- WORK TO BE COMPLETED:
Copy out the data below from the line containing "Write a Python" to the line containing "plt.rcParams['font.family'] = ['Roboto", both lines included, with all images left out.

-- START RECORD LIST --

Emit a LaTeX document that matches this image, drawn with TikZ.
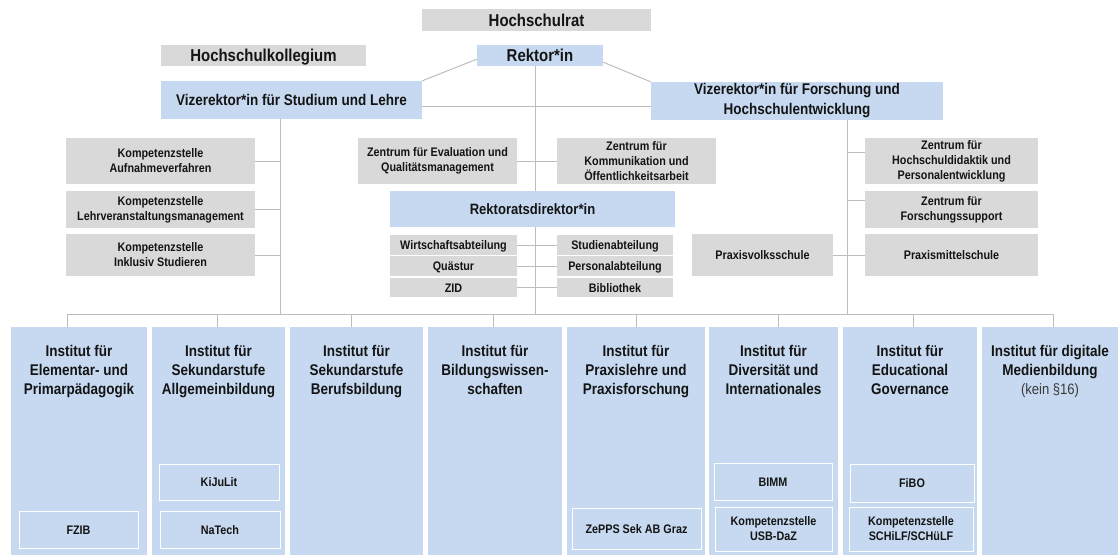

-- END RECORD LIST --
-- START RECORD LIST --

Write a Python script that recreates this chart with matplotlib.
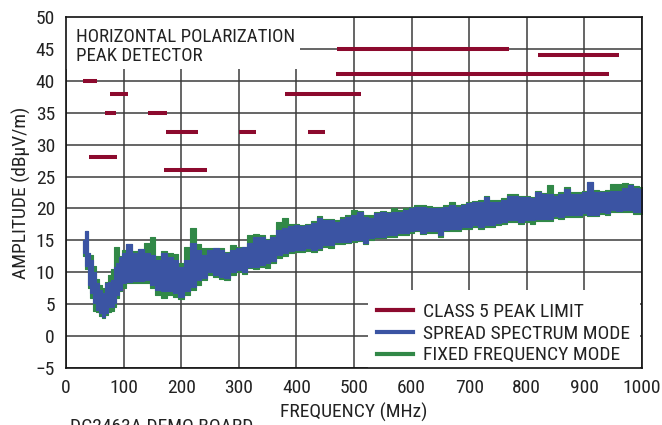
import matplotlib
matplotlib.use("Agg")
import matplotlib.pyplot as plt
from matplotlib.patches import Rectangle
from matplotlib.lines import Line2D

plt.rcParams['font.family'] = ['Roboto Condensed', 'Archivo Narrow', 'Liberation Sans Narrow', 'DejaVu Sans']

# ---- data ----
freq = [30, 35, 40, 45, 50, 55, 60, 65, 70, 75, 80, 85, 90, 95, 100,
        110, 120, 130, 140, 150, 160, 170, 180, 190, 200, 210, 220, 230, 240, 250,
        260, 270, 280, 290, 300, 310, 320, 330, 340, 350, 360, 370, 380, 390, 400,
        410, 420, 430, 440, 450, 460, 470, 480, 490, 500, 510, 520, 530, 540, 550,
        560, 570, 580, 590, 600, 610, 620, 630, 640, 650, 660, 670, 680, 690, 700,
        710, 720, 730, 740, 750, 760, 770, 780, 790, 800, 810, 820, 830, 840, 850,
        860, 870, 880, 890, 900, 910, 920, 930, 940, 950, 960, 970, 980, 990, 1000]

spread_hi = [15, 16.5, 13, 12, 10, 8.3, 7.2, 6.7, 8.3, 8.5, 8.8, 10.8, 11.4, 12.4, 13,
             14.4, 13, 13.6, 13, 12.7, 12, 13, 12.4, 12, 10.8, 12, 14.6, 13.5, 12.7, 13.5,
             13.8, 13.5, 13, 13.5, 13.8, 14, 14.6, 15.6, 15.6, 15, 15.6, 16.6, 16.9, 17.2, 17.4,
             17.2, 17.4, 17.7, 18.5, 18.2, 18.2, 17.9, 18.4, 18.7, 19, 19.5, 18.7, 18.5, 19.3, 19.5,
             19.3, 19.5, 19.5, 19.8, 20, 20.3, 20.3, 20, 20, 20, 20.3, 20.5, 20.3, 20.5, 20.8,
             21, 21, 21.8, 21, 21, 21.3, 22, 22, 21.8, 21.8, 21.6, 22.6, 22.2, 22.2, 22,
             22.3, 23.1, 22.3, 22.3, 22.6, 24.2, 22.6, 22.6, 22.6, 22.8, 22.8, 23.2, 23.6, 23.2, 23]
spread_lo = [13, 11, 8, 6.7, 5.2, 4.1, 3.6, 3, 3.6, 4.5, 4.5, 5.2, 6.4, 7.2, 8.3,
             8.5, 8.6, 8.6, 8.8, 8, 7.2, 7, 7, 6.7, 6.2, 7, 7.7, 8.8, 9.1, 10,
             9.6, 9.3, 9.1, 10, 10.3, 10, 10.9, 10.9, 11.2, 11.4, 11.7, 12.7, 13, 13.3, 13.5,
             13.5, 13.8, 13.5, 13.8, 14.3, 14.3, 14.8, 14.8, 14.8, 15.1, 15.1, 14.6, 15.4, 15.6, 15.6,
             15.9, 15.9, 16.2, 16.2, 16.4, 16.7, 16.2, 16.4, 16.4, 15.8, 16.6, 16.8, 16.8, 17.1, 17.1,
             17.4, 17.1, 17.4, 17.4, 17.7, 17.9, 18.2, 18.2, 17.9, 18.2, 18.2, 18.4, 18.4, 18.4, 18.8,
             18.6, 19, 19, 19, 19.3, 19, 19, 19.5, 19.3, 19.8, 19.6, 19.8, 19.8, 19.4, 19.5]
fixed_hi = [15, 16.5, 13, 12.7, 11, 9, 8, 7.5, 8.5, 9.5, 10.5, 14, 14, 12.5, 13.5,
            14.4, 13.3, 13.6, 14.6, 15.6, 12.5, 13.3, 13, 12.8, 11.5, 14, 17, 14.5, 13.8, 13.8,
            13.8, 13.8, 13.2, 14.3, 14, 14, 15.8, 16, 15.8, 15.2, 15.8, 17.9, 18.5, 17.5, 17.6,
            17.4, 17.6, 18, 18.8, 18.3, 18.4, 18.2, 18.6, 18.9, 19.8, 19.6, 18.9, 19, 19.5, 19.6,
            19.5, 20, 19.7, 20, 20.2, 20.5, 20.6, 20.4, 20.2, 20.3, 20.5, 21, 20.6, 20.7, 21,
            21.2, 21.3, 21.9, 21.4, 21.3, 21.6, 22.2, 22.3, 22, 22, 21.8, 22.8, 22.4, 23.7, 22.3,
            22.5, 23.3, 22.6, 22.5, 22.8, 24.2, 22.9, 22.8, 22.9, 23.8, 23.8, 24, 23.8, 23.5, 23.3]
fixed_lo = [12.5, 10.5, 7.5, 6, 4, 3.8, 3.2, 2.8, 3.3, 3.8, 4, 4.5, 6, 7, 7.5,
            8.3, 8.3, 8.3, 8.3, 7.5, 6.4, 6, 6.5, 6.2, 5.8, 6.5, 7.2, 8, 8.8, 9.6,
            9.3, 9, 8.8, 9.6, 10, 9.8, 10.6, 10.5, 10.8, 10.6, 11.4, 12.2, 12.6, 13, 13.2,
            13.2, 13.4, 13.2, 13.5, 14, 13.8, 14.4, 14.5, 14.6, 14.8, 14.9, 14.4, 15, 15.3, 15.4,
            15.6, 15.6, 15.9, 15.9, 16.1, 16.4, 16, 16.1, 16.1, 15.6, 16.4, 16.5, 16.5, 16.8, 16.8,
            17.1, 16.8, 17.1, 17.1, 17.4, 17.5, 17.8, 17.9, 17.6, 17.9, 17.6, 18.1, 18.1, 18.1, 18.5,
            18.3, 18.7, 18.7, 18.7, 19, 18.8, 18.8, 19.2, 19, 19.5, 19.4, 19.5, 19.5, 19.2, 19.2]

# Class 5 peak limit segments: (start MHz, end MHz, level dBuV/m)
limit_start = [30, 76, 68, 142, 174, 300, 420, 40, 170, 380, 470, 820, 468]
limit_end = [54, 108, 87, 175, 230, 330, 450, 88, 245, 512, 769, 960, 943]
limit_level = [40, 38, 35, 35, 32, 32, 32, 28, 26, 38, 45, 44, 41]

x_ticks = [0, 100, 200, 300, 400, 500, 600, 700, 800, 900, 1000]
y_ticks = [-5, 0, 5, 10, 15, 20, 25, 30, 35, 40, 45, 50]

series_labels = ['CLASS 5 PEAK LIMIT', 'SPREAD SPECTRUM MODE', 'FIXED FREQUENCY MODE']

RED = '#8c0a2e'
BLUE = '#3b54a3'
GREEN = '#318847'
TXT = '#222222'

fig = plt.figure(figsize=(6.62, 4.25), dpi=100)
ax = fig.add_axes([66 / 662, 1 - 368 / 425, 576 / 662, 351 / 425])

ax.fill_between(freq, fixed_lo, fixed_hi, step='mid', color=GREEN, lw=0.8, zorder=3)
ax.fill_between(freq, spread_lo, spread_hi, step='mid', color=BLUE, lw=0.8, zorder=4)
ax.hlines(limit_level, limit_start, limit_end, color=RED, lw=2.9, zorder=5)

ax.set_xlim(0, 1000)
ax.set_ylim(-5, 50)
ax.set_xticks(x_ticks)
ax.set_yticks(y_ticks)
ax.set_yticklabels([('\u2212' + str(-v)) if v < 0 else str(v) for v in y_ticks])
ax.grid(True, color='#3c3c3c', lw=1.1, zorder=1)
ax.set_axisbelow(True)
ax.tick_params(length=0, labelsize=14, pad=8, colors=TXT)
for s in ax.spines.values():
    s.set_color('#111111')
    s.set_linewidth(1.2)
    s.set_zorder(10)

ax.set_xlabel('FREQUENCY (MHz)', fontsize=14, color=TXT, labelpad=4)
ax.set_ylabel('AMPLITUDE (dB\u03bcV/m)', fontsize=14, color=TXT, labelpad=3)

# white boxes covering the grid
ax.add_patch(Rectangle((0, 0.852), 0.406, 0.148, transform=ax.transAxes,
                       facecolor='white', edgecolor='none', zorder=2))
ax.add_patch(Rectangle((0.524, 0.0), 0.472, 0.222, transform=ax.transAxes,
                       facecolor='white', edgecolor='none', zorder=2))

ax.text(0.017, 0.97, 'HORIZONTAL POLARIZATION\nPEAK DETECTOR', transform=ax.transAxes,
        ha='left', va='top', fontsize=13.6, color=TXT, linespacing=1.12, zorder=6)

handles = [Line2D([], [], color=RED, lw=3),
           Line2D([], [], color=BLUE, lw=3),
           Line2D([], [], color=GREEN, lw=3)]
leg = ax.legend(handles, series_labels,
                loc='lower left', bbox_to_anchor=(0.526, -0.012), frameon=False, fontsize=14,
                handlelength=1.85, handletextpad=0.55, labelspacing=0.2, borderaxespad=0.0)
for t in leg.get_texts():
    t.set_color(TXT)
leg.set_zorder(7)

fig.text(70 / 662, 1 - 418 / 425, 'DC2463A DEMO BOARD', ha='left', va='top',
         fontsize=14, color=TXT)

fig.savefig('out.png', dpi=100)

-- END RECORD LIST --

- ANSWER TO THE PROBLEM:
Write a Python script that recreates this chart with matplotlib.
import matplotlib
matplotlib.use("Agg")
import matplotlib.pyplot as plt
from matplotlib.patches import Rectangle
from matplotlib.lines import Line2D

plt.rcParams['font.family'] = ['Roboto Condensed', 'Archivo Narrow', 'Liberation Sans Narrow', 'DejaVu Sans']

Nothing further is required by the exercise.